New research in neural networks may let computers identify our daily actions more accurately than the apps on the market that track things like GPS location and heart rate. A new computer model has achieved about 83 percent accuracy in identifying the activities it sees in real-life images—and with just a bit of training it could do this for any user it encounters.
Led by Georgia Tech graduate students Daniel Castro and Steven Hickson, researchers have created an artificial neural network designed to identify scenes in so-called “egocentric” photographs taken from the user’s point of view. These usually come from wearable cameras like Narrative Clip, MeCam, Google Glass, and GoPro, but regular cell-phone photos often work as well. The team gave the network its skill by training it with a set of about 40,000 images taken by a single individual over a six-month period. This dedicated volunteer manually associated each image with an activity, and naturally settled on using 19 basic activity labels. These labels include driving, watching TV, family time, and hygiene.
A separate learning algorithm combines the neural network’s guesses with metadata about the day and time at which the image was captured. This allows the network to learn common associations between activities and even make predictions about the user’s upcoming schedule.
“It’s this ensemble-like method, where we trained on top of a deep learning method,” says Hickson. “So it can leverage the deep learning, and the basic contextual information on daily activities.” (See “10 Breakthrough Technologies 2013: Deep Learning.”)

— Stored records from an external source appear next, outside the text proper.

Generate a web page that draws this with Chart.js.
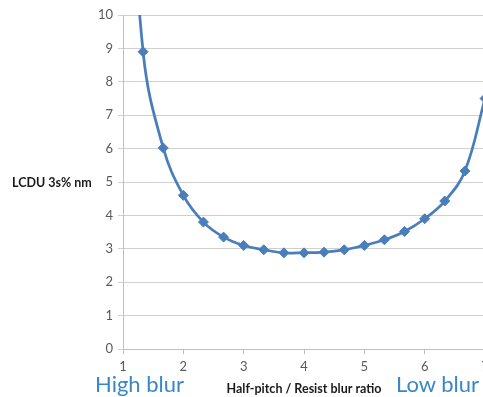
<!DOCTYPE html>
<html>
<head>
<meta charset="utf-8">
<script src="https://cdn.jsdelivr.net/npm/chart.js@4"></script>
<style>
  html, body { margin: 0; padding: 0; background: #fff; overflow: hidden; width: 483px; height: 397px; }
  #wrap { position: relative; width: 483px; height: 397px; overflow: hidden; }
  canvas { position: absolute; left: 0; top: 0; }
  .lbl { position: absolute; white-space: nowrap; font-family: Lato, "Open Sans", sans-serif; }
  #ylab { left: 12px; top: 175px; font-size: 12.5px; font-weight: bold; color: #1a1a1a; }
  #hi { left: 95px; top: 370px; font-size: 22px; color: #3a87c8; }
  #lo { left: 396px; top: 370px; font-size: 22px; color: #3a87c8; }
</style>
</head>
<body>
<div id="wrap">
  <canvas id="c" width="500" height="397"></canvas>
  <div class="lbl" id="ylab">LCDU 3s% nm</div>
  <div class="lbl" id="hi">High blur</div>
  <div class="lbl" id="lo">Low blur</div>
</div>
<script>
// Half-pitch / resist blur ratio (x) and LCDU 3s% (y)
const ratio = [1.0, 1.333, 1.667, 2.0, 2.333, 2.667, 3.0, 3.333, 3.667, 4.0, 4.333, 4.667, 5.0, 5.333, 5.667, 6.0, 6.333, 6.667, 7.0];
const lcdu  = [18.0, 8.9, 6.02, 4.6, 3.8, 3.35, 3.1, 2.97, 2.88, 2.88, 2.9, 2.97, 3.1, 3.27, 3.52, 3.9, 4.43, 5.33, 7.5];
const xTicks = [1, 2, 3, 4, 5, 6, 7];
const yTicks = [0, 1, 2, 3, 4, 5, 6, 7, 8, 9, 10];

const blue = '#4A7EBB';
const pts = ratio.map((x, i) => ({ x: x, y: lcdu[i] }));
const radii = ratio.map((x, i) => (i === 0 ? 0 : 5));

new Chart(document.getElementById('c'), {
  type: 'scatter',
  data: {
    datasets: [{
      data: pts,
      showLine: true,
      borderColor: blue,
      backgroundColor: blue,
      borderWidth: 2.75,
      tension: 0.4,
      pointStyle: 'rectRot',
      pointRadius: radii,
      pointHoverRadius: radii,
      pointBorderWidth: 1,
      clip: 0
    }]
  },
  options: {
    responsive: false,
    animation: false,
    devicePixelRatio: 1,
    layout: { padding: { left: 0, top: 15, right: 15, bottom: 0 } },
    plugins: { legend: { display: false }, tooltip: { enabled: false } },
    scales: {
      x: {
        type: 'linear',
        min: 1, max: 7,
        afterFit: s => { s.height = 48; },
        afterBuildTicks: s => { s.ticks = xTicks.map(v => ({ value: v })); },
        grid: { drawOnChartArea: false, drawTicks: true, tickLength: 5, color: '#bfbfbf' },
        border: { color: '#bfbfbf', width: 1 },
        ticks: { color: '#595959', font: { family: 'Lato', size: 13 }, padding: 5, maxRotation: 0 },
        title: {
          display: true,
          text: 'Half-pitch / Resist blur ratio',
          color: '#1a1a1a',
          font: { family: 'Lato', size: 12.5, weight: 'bold' },
          padding: { top: 0, bottom: 1 }
        }
      },
      y: {
        type: 'linear',
        min: 0, max: 10,
        afterFit: s => { s.width = 123; },
        afterBuildTicks: s => { s.ticks = yTicks.map(v => ({ value: v })); },
        grid: { color: '#d0d0d0', lineWidth: 1, drawTicks: true, tickLength: 5 },
        border: { color: '#bfbfbf', width: 1 },
        ticks: { color: '#595959', font: { family: 'Lato', size: 13 }, padding: 5 }
      }
    }
  }
});
</script>
</body>
</html>
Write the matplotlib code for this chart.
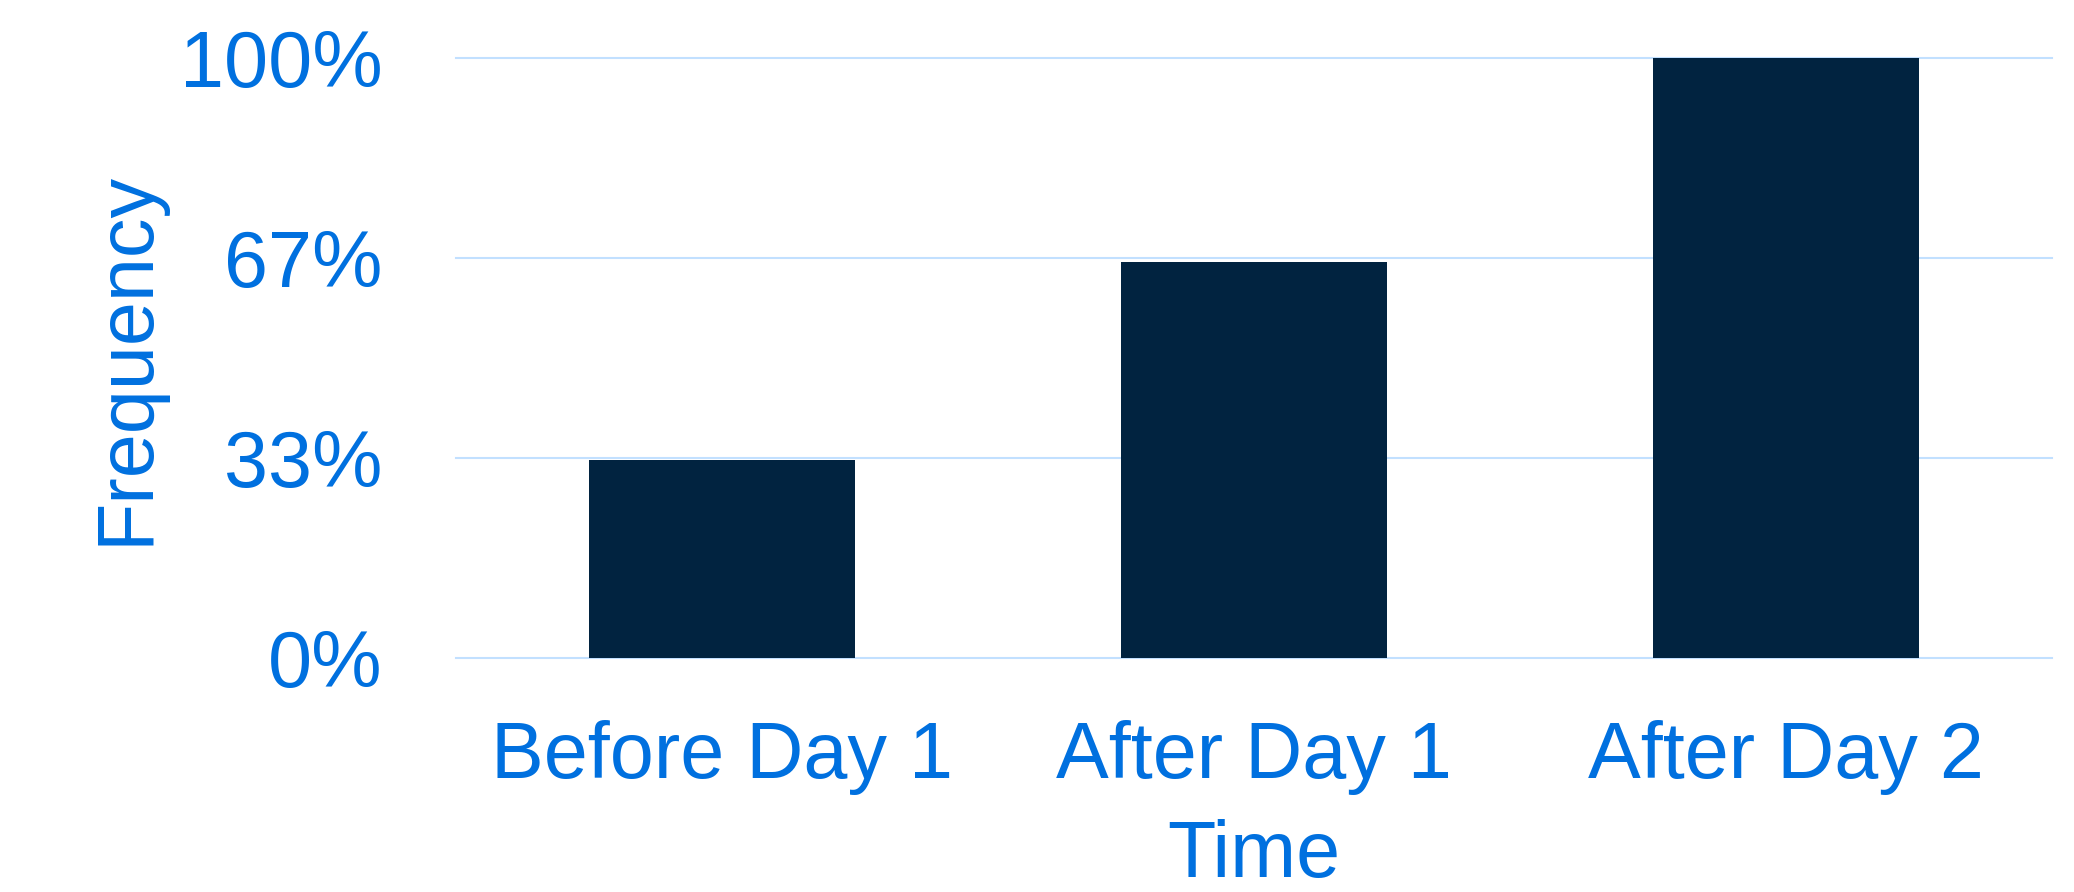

Wearable technology developers could offer much more insightful services with this technology. The researchers imagine an app that notices a user’s eating or exercise habits and suggests possible adjustments. And since it can learn your schedule, it could make intelligent suggestions on the fly, like leaving early for work due to a traffic report. Castro says it might even let an app reorganize your activities throughout the day so you can get through them more efficiently.
Microsoft researcher Gordon Bell has worked on so-called e-memory, which aims to assist human recall with computers. He says that the key is giving machines the ability to recognize the content of photos. “Every one of these steps forward [for machine learning] is incredibly valuable,” says Bell. “I’d look at [this indexing ability] as something that will enhance your long-term memory by being able to find things in earlier situations.” He says that in the future, e-memory algorithms could search a wide variety of photos from more than just the egocentric viewpoint, “so it’s got a wide range of applicability.”
Happily, not every user has to compile a 40,000-image database to take advantage of this technology. When the team tested its machine-learning ensemble on two new volunteers, it struggled with the changes in lifestyle. Hickson says they “did just a quick study” on the effect of fine-tuning the model, training it with just a single day’s worth of egocentric photos from their two new volunteers. The accuracy of the results increased dramatically, he says.
As always with wearable cameras, however, there are complex issues of privacy and user trust. Point-of-view photography (“egography”) allows insights that can be extremely useful when put to work for users, but it can also create a very desirable target for criminal hackers and nosy advertising companies. The practice is even becoming political through the spreading use of police body cameras to automatically record interactions with suspects (see “Controlling When the Cameras Record”).
Some of the issues could evaporate if the hardware needed to run intensive machine learning algorithms in consumer-grade mobile devices becomes available. If data no longer has to travel over the Internet for processing, the researchers say, security becomes a lot more manageable. Castro says the challenge is whether we can “figure out what these privacy issues are now so we don’t run into problems later, say five years down the line, when these devices are available.”
The researchers do examine the possibility of an image-analysis algorithm that could complement theirs by identifying and removing private information from images automatically—a casual request of the machine-learning community that would have seemed far too aspirational just a few short years ago.